Heutzutage brauchen wir für alles Energie. Vom Fön bis zum Toaster, unglaublich viele alltägliche Dinge brauchen Strom. Und es werden stetig mehr. Mit dem derzeitigen dramatischen Bevölkerungs- und Industriewachstum steigt auch der weltweite Energiehunger. Seit 1970 ist der weltweite Bedarf an Energie um rund 100% angestiegen, bis 2070 könnte er sich erneut verdoppeln. Dieser dramatische Trend könnte die Menschheit schon in wenigen Jahrzehnten vor ernsthafte Probleme stellen. Um dem Klimawandel entgegenzuwirken wird gerade international auf erneuerbare Energien wie Wind- und Sonnenkraft gesetzt. Diese haben jedoch den Nachteil, dass sie wegen ihrer geringen Effizienz nur in sehr großem Maßstab ausreichend Strom liefern. Um den Energiehunger der zukünftigen Welt zu stillen, müssten ganze Landstriche mit Solarzellen gepflastert werden, ein Bauprojekt welches in diesem Ausmaß nicht praktisch oder realistisch und definitiv nicht besonders gut für die Umwelt wäre. Irgendwann wäre dann einfach nicht mehr genug Strom da. Dann wäre das Licht aus. Wir bräuchten also eine neue Energiequelle die mit kleinem Fußabdruck erstens viel Energie liefert und außerdem nicht die Umwelt belastet.
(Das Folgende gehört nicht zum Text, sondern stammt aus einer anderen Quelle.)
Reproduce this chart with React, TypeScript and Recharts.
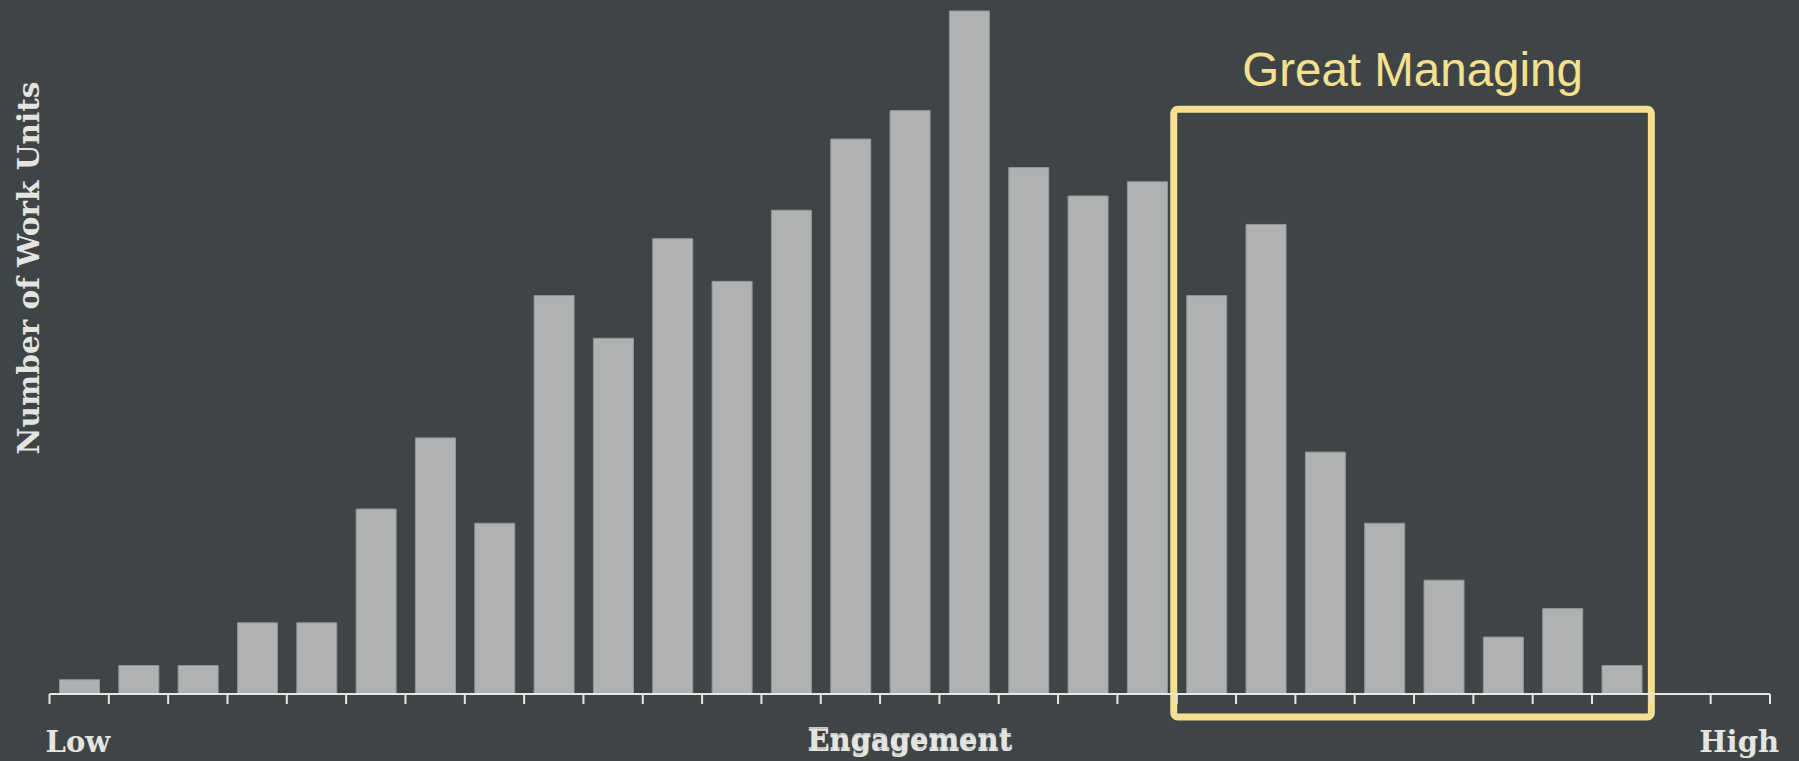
import React from "react";
import { BarChart, Bar, XAxis, YAxis, ReferenceArea, Label } from "recharts";

// work units per engagement bin, low -> high
const unitCounts = [1, 2, 2, 5, 5, 13, 18, 12, 28, 25, 32, 29, 34, 39, 41, 48, 37, 35, 36, 28, 33, 17, 12, 8, 4, 6, 2];
const binEdges = Array.from({ length: 30 }, (_, i) => i);
const axisLabels = { low: "Low", mid: "Engagement", high: "High" };
const yTitle = "Number of Work Units";
const highlight = { from: 18.95, to: 27, bottom: -1.62, top: 41.1, title: "Great Managing" };

const BG = "#3f4546";
const BAR = "#b0b2b1";
const TEXT = "#e4e4e0";
const GOLD = "#f6e08f";
const SERIF = "'DejaVu Serif', serif";

const data = unitCounts.map((n, i) => ({ bin: i + 0.5, units: n }));

const XAxisTitles = ({ viewBox }: any) => {
  const { x, width } = viewBox;
  const base = 752;
  const common = { fill: TEXT, fontFamily: SERIF, fontWeight: 700, fontSize: 29 };
  return (
    <g>
      <text x={x - 4} y={base} textAnchor="start" {...common}>{axisLabels.low}</text>
      {/* doubled title, slightly offset */}
      <text x={x + width / 2} y={base - 3} textAnchor="middle" {...common} opacity={0.85}>{axisLabels.mid}</text>
      <text x={x + width / 2} y={base - 1} textAnchor="middle" {...common}>{axisLabels.mid}</text>
      <text x={x + width + 9} y={base} textAnchor="end" {...common}>{axisLabels.high}</text>
    </g>
  );
};

const YAxisTitle = () => (
  <text
    x={28.5}
    y={268}
    transform="rotate(-90 28.5 268)"
    textAnchor="middle"
    dominantBaseline="central"
    fill={TEXT}
    fontFamily={SERIF}
    fontWeight={700}
    fontSize={29.5}
  >
    {yTitle}
  </text>
);

export default function App() {
  return (
    <div style={{ position: "fixed", left: 0, top: 0, width: 1799, height: 761, background: BG }}>
      <BarChart width={1799} height={761} data={data} margin={{ top: 11, right: 29, bottom: 0, left: 0 }}>
        <YAxis
          type="number"
          domain={[0, 48]}
          width={49.5}
          axisLine={false}
          tickLine={false}
          tick={false}
          label={<YAxisTitle />}
        />
        <XAxis
          type="number"
          dataKey="bin"
          domain={[0, 29]}
          ticks={binEdges}
          interval={0}
          height={67}
          axisLine={{ stroke: "#e6e6e3", strokeWidth: 2 }}
          tickLine={{ stroke: "#e6e6e3", strokeWidth: 2 }}
          tickSize={10}
          tick={() => <g />}
        >
          <Label content={<XAxisTitles />} />
        </XAxis>
        <Bar dataKey="units" fill={BAR} stroke="#939695" strokeWidth={1} barSize={40} isAnimationActive={false} />
        <ReferenceArea
          x1={highlight.from}
          x2={highlight.to}
          y1={highlight.bottom}
          y2={highlight.top}
          ifOverflow="visible"
          fill="none"
          stroke={GOLD}
          strokeWidth={7}
          radius={4}
        >
          <Label
            value={highlight.title}
            position="top"
            offset={23}
            fill={GOLD}
            fontFamily="'Liberation Sans', Arial, sans-serif"
            fontSize={47.5}
          />
        </ReferenceArea>
      </BarChart>
    </div>
  );
}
Auf der Suche nach so einer solchen Energie wird man zum Beispiel im Inneren der Sonne fündig. Dort herrschen so hohe Temperaturen und so hoher Druck, dass Wasserstoffatome zu Heliumatomen verschmelzen. Diesen Vorgang nennt man Kernfusion. Schon bei der Fusion von nur wenigen Gramm Wasserstoff werden enorme Mengen an Energie frei. Um eine gleich große Menge an Energie zu gewinnen, müsste man mehrere Tonnen Kohle verbrennen. Die Fusion ist der Grund warum unsere Sonne noch für Milliarden von Jahren Licht und Wärme spenden wird. Man bräuchte nun also einen Weg diese Energie künstlich hier auf der Erde zu erzeugen und zu nutzen. Genau daran wird hier bei uns in Greifswald geforscht. Am Max-Planck-Institut für Plasmaphysik (kurz IPP) beschäftigen sich Wissenschaftler mit der Machbarkeit und dem möglichen Potential von Fusionsenergie als Energiequelle der Zukunft. Im Rahmen des Betriebspraktikums der elften Klasse hatte ich die Gelegenheit mir eine Woche lang den Arbeitsalltag und die Aufgaben der Wissenschaftler am IPP anzuschauen. In dem großen Institutsgebäude in der Nähe des Elisen Park Einkaufszentrums befindet sich die Experimentieranlage Wendelstein 7-X, in der die perfekten Verhältnisse hergestellt werden, unter denen Kernfusion stattfinden kann.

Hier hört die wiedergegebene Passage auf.